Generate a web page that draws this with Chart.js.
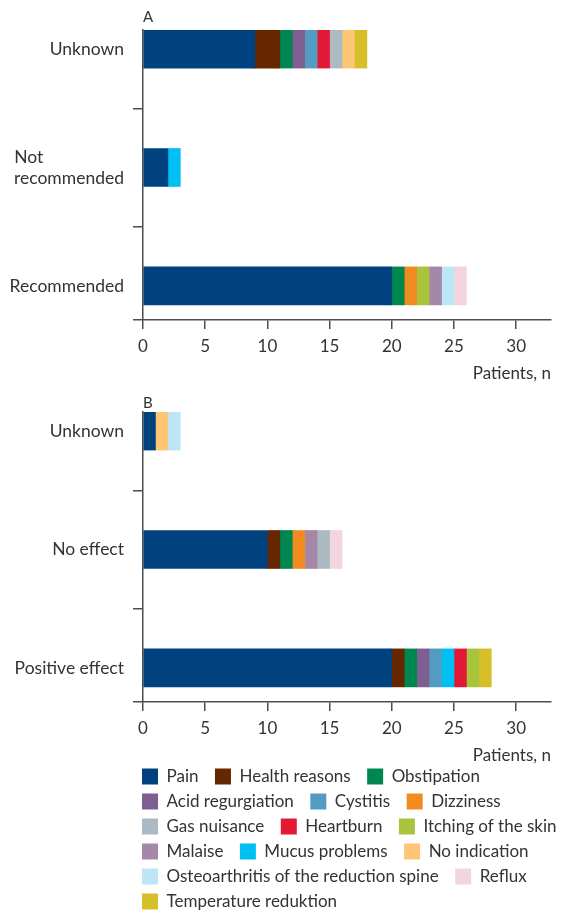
<!DOCTYPE html>
<html>
<head>
<meta charset="utf-8">
<script src="https://cdn.jsdelivr.net/npm/chart.js@4.4.1/dist/chart.umd.min.js"></script>
<style>
  html, body { margin: 0; padding: 0; background: #fff; width: 565px; height: 914px; overflow: hidden; position: relative; }
  canvas { position: absolute; left: 0; display: block; }
  #chartA { top: 0; }
  #chartB { top: 382px; }
  #legendChart { top: 760px; }
</style>
</head>
<body>
<canvas id="chartA" width="565" height="382"></canvas>
<canvas id="chartB" width="565" height="382"></canvas>
<canvas id="legendChart" width="615" height="330"></canvas>
<script>
// Reasons reported, in legend order
const symptoms = [
  'Pain', 'Health reasons', 'Obstipation', 'Acid regurgiation', 'Cystitis',
  'Dizziness', 'Gas nuisance', 'Heartburn', 'Itching of the skin', 'Malaise',
  'Mucus problems', 'No indication', 'Osteoarthritis of the reduction spine',
  'Reflux', 'Temperature reduktion'
];
const symptomColors = [
  '#00427f', '#662700', '#00874f', '#7f5f92', '#529cc4',
  '#f28c20', '#adbac4', '#e31837', '#a8c43c', '#a588a8',
  '#00bff3', '#fdc674', '#bde5f8', '#f3d5e0', '#d6bf28'
];
// Order in which the segments are stacked along each bar (indices into symptoms)
const stackOrder = [0, 1, 2, 3, 4, 5, 10, 7, 8, 9, 6, 11, 12, 13, 14];

// Panel A: recommendation
const categoriesA = ['Unknown', ['Not', 'recommended'], 'Recommended'];
const unknownA        = [9, 2, 1, 1, 1, 0, 1, 1, 0, 0, 0, 1, 0, 0, 1];
const notRecommendedA = [2, 0, 0, 0, 0, 0, 0, 0, 0, 0, 1, 0, 0, 0, 0];
const recommendedA    = [20, 0, 1, 0, 0, 1, 0, 0, 1, 1, 0, 0, 1, 1, 0];

// Panel B: effect
const categoriesB = ['Unknown', 'No effect', 'Positive effect'];
const unknownB        = [1, 0, 0, 0, 0, 0, 0, 0, 0, 0, 0, 1, 1, 0, 0];
const noEffectB       = [10, 1, 1, 0, 0, 1, 1, 0, 0, 1, 0, 0, 0, 1, 0];
const positiveEffectB = [20, 1, 1, 1, 1, 0, 0, 1, 1, 0, 1, 0, 0, 0, 1];

const xTicks = [0, 5, 10, 15, 20, 25, 30];
const axisTitle = 'Patients, n';

const FONT = 'Lato';
const TEXT = '#333333';
const AXIS = '#4d4d4d';
const LABEL_SIZE = 17.5;
const TICK_SIZE = 17;
Chart.defaults.font.family = FONT;
Chart.defaults.color = TEXT;

// Multi-line labels are right-aligned as a block: pad the shorter lines so all lines start at the same x
function blockLabel(label, size) {
  if (!Array.isArray(label)) return label;
  const ctx = document.createElement('canvas').getContext('2d');
  ctx.font = size + 'px ' + FONT;
  const widths = label.map(l => ctx.measureText(l).width);
  const widest = Math.max(...widths);
  const space = ctx.measureText(' ').width;
  return label.map((l, i) => l + ' '.repeat(Math.round((widest - widths[i]) / space)));
}

const isWhole = c => !!(c && c.tick && Number.isInteger(c.tick.value));

function buildPanel(canvasId, panelLetter, categories, rows, titlePad) {
  const datasets = stackOrder.map(i => ({
    label: symptoms[i],
    data: rows.map(r => (r[i] ? r[i] : null)),
    backgroundColor: symptomColors[i],
    borderWidth: 0,
    barThickness: 38
  }));
  const labels = categories.map((c, k) => k);
  const yMin = -0.161, yMax = 2.288;

  return new Chart(document.getElementById(canvasId), {
    type: 'bar',
    data: { labels, datasets },
    options: {
      indexAxis: 'y',
      responsive: false,
      animation: false,
      events: [],
      layout: { padding: { left: 0, right: 14, top: 0, bottom: 0 } },
      plugins: {
        legend: { display: false },
        tooltip: { enabled: false },
        title: {
          display: true,
          text: panelLetter,
          align: 'start',
          fullSize: false,
          color: TEXT,
          font: { size: 15, weight: 'normal' },
          padding: titlePad
        }
      },
      scales: {
        x: {
          type: 'linear',
          stacked: true,
          min: 0,
          max: 32.8,
          afterBuildTicks: s => { s.ticks = xTicks.map(v => ({ value: v })); },
          ticks: { color: TEXT, font: { size: TICK_SIZE }, padding: 7, maxRotation: 0, autoSkip: false },
          grid: { drawOnChartArea: false, drawTicks: true, tickLength: 9, color: AXIS, lineWidth: 1.5 },
          border: { display: true, color: AXIS, width: 1.5 },
          title: {
            display: true, text: axisTitle, align: 'end', color: TEXT,
            font: { size: TICK_SIZE }, padding: { top: 0.4, bottom: -2.2 }
          }
        },
        y: {
          type: 'linear',
          stacked: true,
          reverse: true,
          offset: false,
          min: yMin,
          max: yMax,
          // category labels at whole values, separator marks halfway between them and at the base
          afterBuildTicks: s => {
            s.ticks = [0, 0.5, 1, 1.5, 2, yMax].map(v => ({ value: v }));
          },
          afterFit: s => { s.width = 143; },
          ticks: {
            color: TEXT,
            font: { size: LABEL_SIZE },
            padding: 9,
            autoSkip: false,
            callback: v => (Number.isInteger(v) ? blockLabel(categories[v], LABEL_SIZE) : '')
          },
          grid: {
            offset: false,
            drawOnChartArea: false,
            drawTicks: true,
            tickLength: 10,
            lineWidth: 1.5,
            color: AXIS,
            tickColor: c => (isWhole(c) ? 'rgba(0,0,0,0)' : AXIS)
          },
          border: { display: true, color: AXIS, width: 1.5 }
        }
      }
    }
  });
}

buildPanel('chartA', 'A', categoriesA, [unknownA, notRecommendedA, recommendedA], { top: 8.5, bottom: 3.5 });
buildPanel('chartB', 'B', categoriesB, [unknownB, noEffectB, positiveEffectB], { top: 12, bottom: 0 });

// Shared legend for both panels
const legendFontSize = 17;
new Chart(document.getElementById('legendChart'), {
  type: 'bar',
  data: {
    labels: [],
    datasets: symptoms.map((s, i) => ({ label: s, data: [], backgroundColor: symptomColors[i], borderWidth: 0 }))
  },
  options: {
    responsive: false,
    animation: false,
    events: [],
    layout: { padding: { left: 134, right: 0, top: 0, bottom: 0 } },
    plugins: {
      tooltip: { enabled: false },
      legend: {
        position: 'top',
        align: 'start',
        labels: {
          boxWidth: 16,
          boxHeight: 16,
          padding: 8,
          color: TEXT,
          font: { size: legendFontSize },
          // an en space after each entry widens the gap to the next swatch
          generateLabels: chart =>
            Chart.defaults.plugins.legend.labels.generateLabels(chart).map(item => ({ ...item, text: item.text + '\u2002' }))
        }
      }
    },
    scales: { x: { display: false }, y: { display: false } }
  }
});
</script>
</body>
</html>
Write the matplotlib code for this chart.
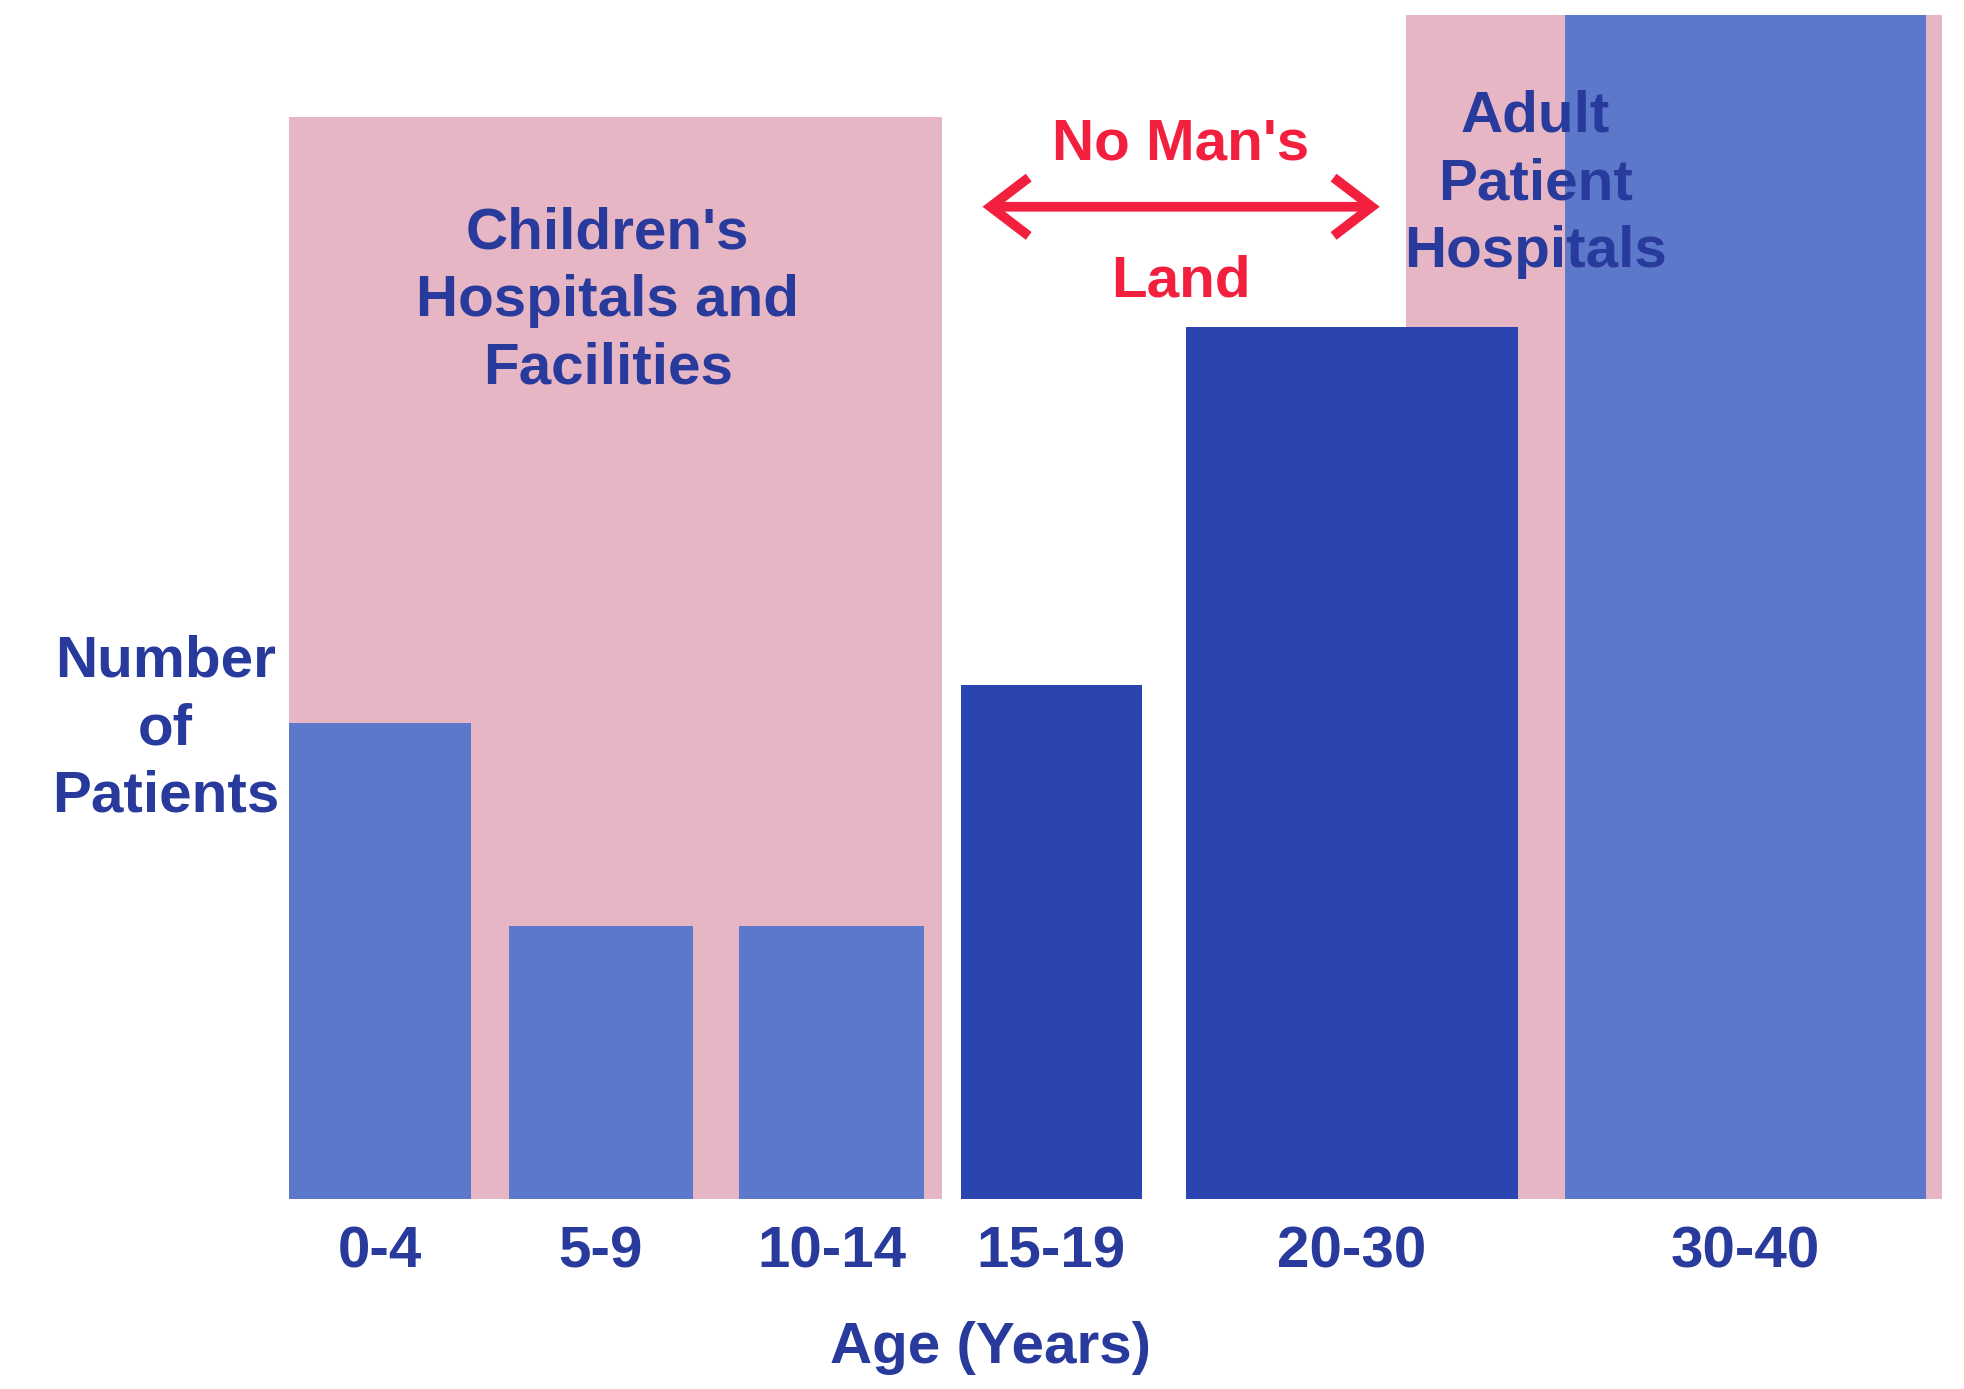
※
Go back to the records above and write them out exactly, without the pictures.

> OUTPUT BELOW:
Generate a web page that draws this with Chart.js.
<!DOCTYPE html>
<html>
<head>
<meta charset="utf-8">
<script src="https://cdn.jsdelivr.net/npm/chart.js@4.4.1/dist/chart.umd.min.js"></script>
<style>
  html, body { margin: 0; padding: 0; background: #fff; width: 565px; height: 914px; overflow: hidden; position: relative; }
  canvas { position: absolute; left: 0; display: block; }
  #chartA { top: 0; }
  #chartB { top: 382px; }
  #legendChart { top: 760px; }
</style>
</head>
<body>
<canvas id="chartA" width="565" height="382"></canvas>
<canvas id="chartB" width="565" height="382"></canvas>
<canvas id="legendChart" width="615" height="330"></canvas>
<script>
// Reasons reported, in legend order
const symptoms = [
  'Pain', 'Health reasons', 'Obstipation', 'Acid regurgiation', 'Cystitis',
  'Dizziness', 'Gas nuisance', 'Heartburn', 'Itching of the skin', 'Malaise',
  'Mucus problems', 'No indication', 'Osteoarthritis of the reduction spine',
  'Reflux', 'Temperature reduktion'
];
const symptomColors = [
  '#00427f', '#662700', '#00874f', '#7f5f92', '#529cc4',
  '#f28c20', '#adbac4', '#e31837', '#a8c43c', '#a588a8',
  '#00bff3', '#fdc674', '#bde5f8', '#f3d5e0', '#d6bf28'
];
// Order in which the segments are stacked along each bar (indices into symptoms)
const stackOrder = [0, 1, 2, 3, 4, 5, 10, 7, 8, 9, 6, 11, 12, 13, 14];

// Panel A: recommendation
const categoriesA = ['Unknown', ['Not', 'recommended'], 'Recommended'];
const unknownA        = [9, 2, 1, 1, 1, 0, 1, 1, 0, 0, 0, 1, 0, 0, 1];
const notRecommendedA = [2, 0, 0, 0, 0, 0, 0, 0, 0, 0, 1, 0, 0, 0, 0];
const recommendedA    = [20, 0, 1, 0, 0, 1, 0, 0, 1, 1, 0, 0, 1, 1, 0];

// Panel B: effect
const categoriesB = ['Unknown', 'No effect', 'Positive effect'];
const unknownB        = [1, 0, 0, 0, 0, 0, 0, 0, 0, 0, 0, 1, 1, 0, 0];
const noEffectB       = [10, 1, 1, 0, 0, 1, 1, 0, 0, 1, 0, 0, 0, 1, 0];
const positiveEffectB = [20, 1, 1, 1, 1, 0, 0, 1, 1, 0, 1, 0, 0, 0, 1];

const xTicks = [0, 5, 10, 15, 20, 25, 30];
const axisTitle = 'Patients, n';

const FONT = 'Lato';
const TEXT = '#333333';
const AXIS = '#4d4d4d';
const LABEL_SIZE = 17.5;
const TICK_SIZE = 17;
Chart.defaults.font.family = FONT;
Chart.defaults.color = TEXT;

// Multi-line labels are right-aligned as a block: pad the shorter lines so all lines start at the same x
function blockLabel(label, size) {
  if (!Array.isArray(label)) return label;
  const ctx = document.createElement('canvas').getContext('2d');
  ctx.font = size + 'px ' + FONT;
  const widths = label.map(l => ctx.measureText(l).width);
  const widest = Math.max(...widths);
  const space = ctx.measureText(' ').width;
  return label.map((l, i) => l + ' '.repeat(Math.round((widest - widths[i]) / space)));
}

const isWhole = c => !!(c && c.tick && Number.isInteger(c.tick.value));

function buildPanel(canvasId, panelLetter, categories, rows, titlePad) {
  const datasets = stackOrder.map(i => ({
    label: symptoms[i],
    data: rows.map(r => (r[i] ? r[i] : null)),
    backgroundColor: symptomColors[i],
    borderWidth: 0,
    barThickness: 38
  }));
  const labels = categories.map((c, k) => k);
  const yMin = -0.161, yMax = 2.288;

  return new Chart(document.getElementById(canvasId), {
    type: 'bar',
    data: { labels, datasets },
    options: {
      indexAxis: 'y',
      responsive: false,
      animation: false,
      events: [],
      layout: { padding: { left: 0, right: 14, top: 0, bottom: 0 } },
      plugins: {
        legend: { display: false },
        tooltip: { enabled: false },
        title: {
          display: true,
          text: panelLetter,
          align: 'start',
          fullSize: false,
          color: TEXT,
          font: { size: 15, weight: 'normal' },
          padding: titlePad
        }
      },
      scales: {
        x: {
          type: 'linear',
          stacked: true,
          min: 0,
          max: 32.8,
          afterBuildTicks: s => { s.ticks = xTicks.map(v => ({ value: v })); },
          ticks: { color: TEXT, font: { size: TICK_SIZE }, padding: 7, maxRotation: 0, autoSkip: false },
          grid: { drawOnChartArea: false, drawTicks: true, tickLength: 9, color: AXIS, lineWidth: 1.5 },
          border: { display: true, color: AXIS, width: 1.5 },
          title: {
            display: true, text: axisTitle, align: 'end', color: TEXT,
            font: { size: TICK_SIZE }, padding: { top: 0.4, bottom: -2.2 }
          }
        },
        y: {
          type: 'linear',
          stacked: true,
          reverse: true,
          offset: false,
          min: yMin,
          max: yMax,
          // category labels at whole values, separator marks halfway between them and at the base
          afterBuildTicks: s => {
            s.ticks = [0, 0.5, 1, 1.5, 2, yMax].map(v => ({ value: v }));
          },
          afterFit: s => { s.width = 143; },
          ticks: {
            color: TEXT,
            font: { size: LABEL_SIZE },
            padding: 9,
            autoSkip: false,
            callback: v => (Number.isInteger(v) ? blockLabel(categories[v], LABEL_SIZE) : '')
          },
          grid: {
            offset: false,
            drawOnChartArea: false,
            drawTicks: true,
            tickLength: 10,
            lineWidth: 1.5,
            color: AXIS,
            tickColor: c => (isWhole(c) ? 'rgba(0,0,0,0)' : AXIS)
          },
          border: { display: true, color: AXIS, width: 1.5 }
        }
      }
    }
  });
}

buildPanel('chartA', 'A', categoriesA, [unknownA, notRecommendedA, recommendedA], { top: 8.5, bottom: 3.5 });
buildPanel('chartB', 'B', categoriesB, [unknownB, noEffectB, positiveEffectB], { top: 12, bottom: 0 });

// Shared legend for both panels
const legendFontSize = 17;
new Chart(document.getElementById('legendChart'), {
  type: 'bar',
  data: {
    labels: [],
    datasets: symptoms.map((s, i) => ({ label: s, data: [], backgroundColor: symptomColors[i], borderWidth: 0 }))
  },
  options: {
    responsive: false,
    animation: false,
    events: [],
    layout: { padding: { left: 134, right: 0, top: 0, bottom: 0 } },
    plugins: {
      tooltip: { enabled: false },
      legend: {
        position: 'top',
        align: 'start',
        labels: {
          boxWidth: 16,
          boxHeight: 16,
          padding: 8,
          color: TEXT,
          font: { size: legendFontSize },
          // an en space after each entry widens the gap to the next swatch
          generateLabels: chart =>
            Chart.defaults.plugins.legend.labels.generateLabels(chart).map(item => ({ ...item, text: item.text + '\u2002' }))
        }
      }
    },
    scales: { x: { display: false }, y: { display: false } }
  }
});
</script>
</body>
</html>
Write the matplotlib code for this chart.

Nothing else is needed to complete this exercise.